Activision's asset generation patent is a practical efficiency tool that could meaningfully improve cosmetic production economics for live-service games, but it's not revolutionary technology and faces real questions about player acceptance and scalability that will determine whether it becomes industry standard or a footnote.

Analyst Bet

Yes, but narrowly. This technology will likely see successful implementation in specific asset categories (weapon attachments, vehicle customization, modular armor systems) within Call of Duty and potentially other Activision franchises by 2028. It won't transform the entire content creation pipeline or eliminate artist roles as feared, but it will shift team composition toward technical artists and establish a new baseline for cosmetic content volume in AAA live-service games.

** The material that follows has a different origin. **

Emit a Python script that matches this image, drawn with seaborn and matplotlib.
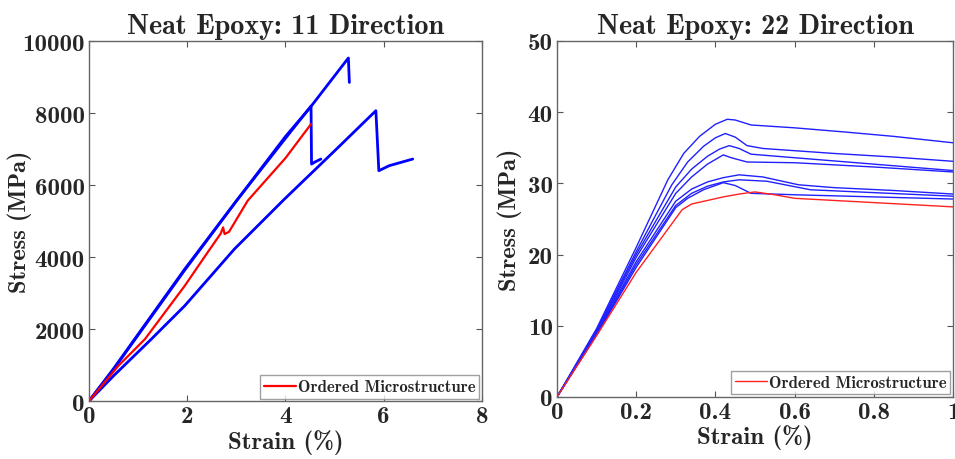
import pandas as pd
import seaborn as sns
import matplotlib.pyplot as plt

# 11 direction: strain (%) vs stress (MPa)
strain_11_a = [0, 0.5, 0.93, 1.95, 3.03, 4.0, 4.5, 5.28, 5.3]
stress_11_a = [0, 900, 1722, 3667, 5611, 7350, 8150, 9530, 8850]
strain_11_b = [0, 0.5, 0.93, 1.95, 3.0, 4.0, 4.52, 4.53, 4.6, 4.72]
stress_11_b = [0, 880, 1700, 3640, 5560, 7300, 8194, 6583, 6640, 6722]
strain_11_c = [0, 0.5, 1.27, 1.95, 2.96, 3.98, 5.0, 5.84, 5.9, 6.11, 6.59]
stress_11_c = [0, 700, 1722, 2648, 4222, 5611, 6950, 8065, 6398, 6537, 6722]
strain_11_red = [0, 0.6, 1.14, 1.95, 2.4, 2.68, 2.73, 2.76, 2.85, 3.23, 4.0, 4.52]
stress_11_red = [0, 981, 1722, 3203, 4100, 4650, 4824, 4639, 4700, 5565, 6750, 7694]

# 22 direction
strain_22_a = [0, 0.1, 0.2, 0.28, 0.32, 0.36, 0.40, 0.43, 0.45, 0.49, 0.6, 0.73, 0.85, 1.0]
stress_22_a = [0, 9.6, 21.0, 30.5, 34.2, 36.6, 38.3, 39.0, 38.9, 38.2, 37.8, 37.2, 36.6, 35.7]
strain_22_b = [0, 0.1, 0.2, 0.29, 0.33, 0.37, 0.40, 0.425, 0.45, 0.48, 0.52, 0.7, 0.85, 1.0]
stress_22_b = [0, 9.4, 20.4, 29.8, 33.0, 35.2, 36.4, 37.0, 36.5, 35.3, 34.9, 34.2, 33.7, 33.1]
strain_22_c = [0, 0.1, 0.2, 0.3, 0.34, 0.38, 0.41, 0.435, 0.46, 0.49, 0.6, 0.8, 1.0]
stress_22_c = [0, 9.2, 20.0, 29.5, 32.0, 33.8, 34.8, 35.3, 34.9, 34.1, 33.6, 32.7, 31.8]
strain_22_d = [0, 0.1, 0.2, 0.3, 0.34, 0.38, 0.42, 0.44, 0.48, 0.6, 0.8, 1.0]
stress_22_d = [0, 9.0, 19.6, 28.6, 30.9, 32.7, 34.0, 33.6, 33.0, 32.9, 32.3, 31.6]
strain_22_e = [0, 0.1, 0.2, 0.3, 0.34, 0.38, 0.42, 0.46, 0.52, 0.61, 0.7, 0.85, 1.0]
stress_22_e = [0, 8.9, 19.0, 27.5, 29.2, 30.2, 30.8, 31.2, 30.9, 29.8, 29.4, 29.0, 28.5]
strain_22_f = [0, 0.1, 0.2, 0.3, 0.34, 0.38, 0.42, 0.46, 0.53, 0.64, 0.8, 1.0]
stress_22_f = [0, 8.8, 18.6, 26.9, 28.6, 29.6, 30.2, 30.5, 30.3, 29.1, 28.7, 28.2]
strain_22_g = [0, 0.1, 0.2, 0.3, 0.33, 0.37, 0.42, 0.45, 0.49, 0.6, 0.8, 1.0]
stress_22_g = [0, 8.7, 18.2, 26.6, 27.9, 29.1, 30.1, 29.7, 28.6, 28.4, 28.1, 27.8]
strain_22_red = [0, 0.1, 0.2, 0.316, 0.34, 0.38, 0.42, 0.46, 0.5, 0.55, 0.6, 0.7, 0.8, 0.9, 1.0]
stress_22_red = [0, 8.6, 17.5, 26.3, 27.1, 27.6, 28.1, 28.5, 28.8, 28.4, 27.9, 27.6, 27.3, 27.0, 26.7]


def long_form(curves):
    frames = []
    for name, (x, y) in curves.items():
        frames.append(pd.DataFrame({"strain": x, "stress": y, "specimen": name}))
    return pd.concat(frames, ignore_index=True)


blue_11 = long_form({"a": (strain_11_a, stress_11_a),
                     "b": (strain_11_b, stress_11_b),
                     "c": (strain_11_c, stress_11_c)})
red_11 = long_form({"ordered": (strain_11_red, stress_11_red)})
blue_22 = long_form({"a": (strain_22_a, stress_22_a), "b": (strain_22_b, stress_22_b),
                     "c": (strain_22_c, stress_22_c), "d": (strain_22_d, stress_22_d),
                     "e": (strain_22_e, stress_22_e), "f": (strain_22_f, stress_22_f),
                     "g": (strain_22_g, stress_22_g)})
red_22 = long_form({"ordered": (strain_22_red, stress_22_red)})

sns.set_style("ticks")
plt.rcParams["font.family"] = ["cmb10", "DejaVu Serif"]
plt.rcParams["axes.unicode_minus"] = False

fig = plt.figure(figsize=(9.55, 4.6), dpi=100)
ax1 = fig.add_axes([0.0932, 0.126, 0.4115, 0.7826])
ax2 = fig.add_axes([0.5832, 0.1348, 0.4147, 0.774])


def style_axes(ax, title, ylab_x):
    ax.set_title(title, fontsize=20.3, pad=6)
    ax.set_xlabel("Strain (%)", fontsize=18, labelpad=1)
    ax.set_ylabel("Stress (MPa)", fontsize=17.5)
    ax.yaxis.set_label_coords(ylab_x, 0.5)
    ax.tick_params(direction="in", top=True, right=True, labelsize=18,
                   length=4, width=0.8, color="#555555", pad=3)
    for s in ax.spines.values():
        s.set_color("#666666")
        s.set_linewidth(1.0)


def add_legend(ax):
    leg = ax.legend(loc="lower right", fontsize=12, handlelength=1.9, handletextpad=0.1,
                    borderaxespad=0.15, fancybox=False, borderpad=0.25)
    leg.get_frame().set_edgecolor("#888888")


# 11 direction
sns.lineplot(data=blue_11, x="strain", y="stress", units="specimen", estimator=None,
             sort=False, color="#0000ff", lw=2.0, ax=ax1)
sns.lineplot(data=red_11, x="strain", y="stress", estimator=None, sort=False,
             color="#ff0000", lw=1.6, ax=ax1, label="Ordered Microstructure")
ax1.set_xlim(0, 8)
ax1.set_ylim(0, 10000)
ax1.set_xticks([0, 2, 4, 6, 8])
ax1.set_yticks([0, 2000, 4000, 6000, 8000, 10000])
style_axes(ax1, "Neat Epoxy: 11 Direction", -0.145)
add_legend(ax1)

# 22 direction
sns.lineplot(data=blue_22, x="strain", y="stress", units="specimen", estimator=None,
             sort=False, color="#2020ff", lw=1.0, ax=ax2)
sns.lineplot(data=red_22, x="strain", y="stress", estimator=None, sort=False,
             color="#ff2020", lw=1.0, ax=ax2, label="Ordered Microstructure")
ax2.set_xlim(0, 1)
ax2.set_ylim(0, 50)
ax2.set_xticks([0, 0.2, 0.4, 0.6, 0.8, 1])
ax2.set_xticklabels(["0", "0.2", "0.4", "0.6", "0.8", "1"])
ax2.set_yticks([0, 10, 20, 30, 40, 50])
style_axes(ax2, "Neat Epoxy: 22 Direction", -0.088)
add_legend(ax2)

fig.savefig("out.png", dpi=100)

In 5 years, relationship-based procedural generation will be standard practice for high-variability asset types across the industry, with most major publishers having developed equivalent capabilities through licensing, workarounds, or independent innovation. The real impact is economic and operational rather than technological or creative—better margins on cosmetic content, not fundamentally different games or player experiences. The bigger question is whether players continue to value cosmetic variety enough to sustain increasingly large content catalogs, or whether the market saturates and shifts back toward curated, premium designs. That market evolution will matter more than this specific patent.

Biggest Unknown

Do players actually want 1,000 cosmetic options, or would they prefer 100 hand-crafted designs? The assumption underlying this technology is that more variety drives more engagement and monetization, but there's limited data proving that relationship holds as catalogs grow beyond a few hundred items. If players experience choice paralysis, perceive generated content as lower quality, or simply don't engage with most options, the production efficiency gains become irrelevant because the increased content doesn't translate to business value.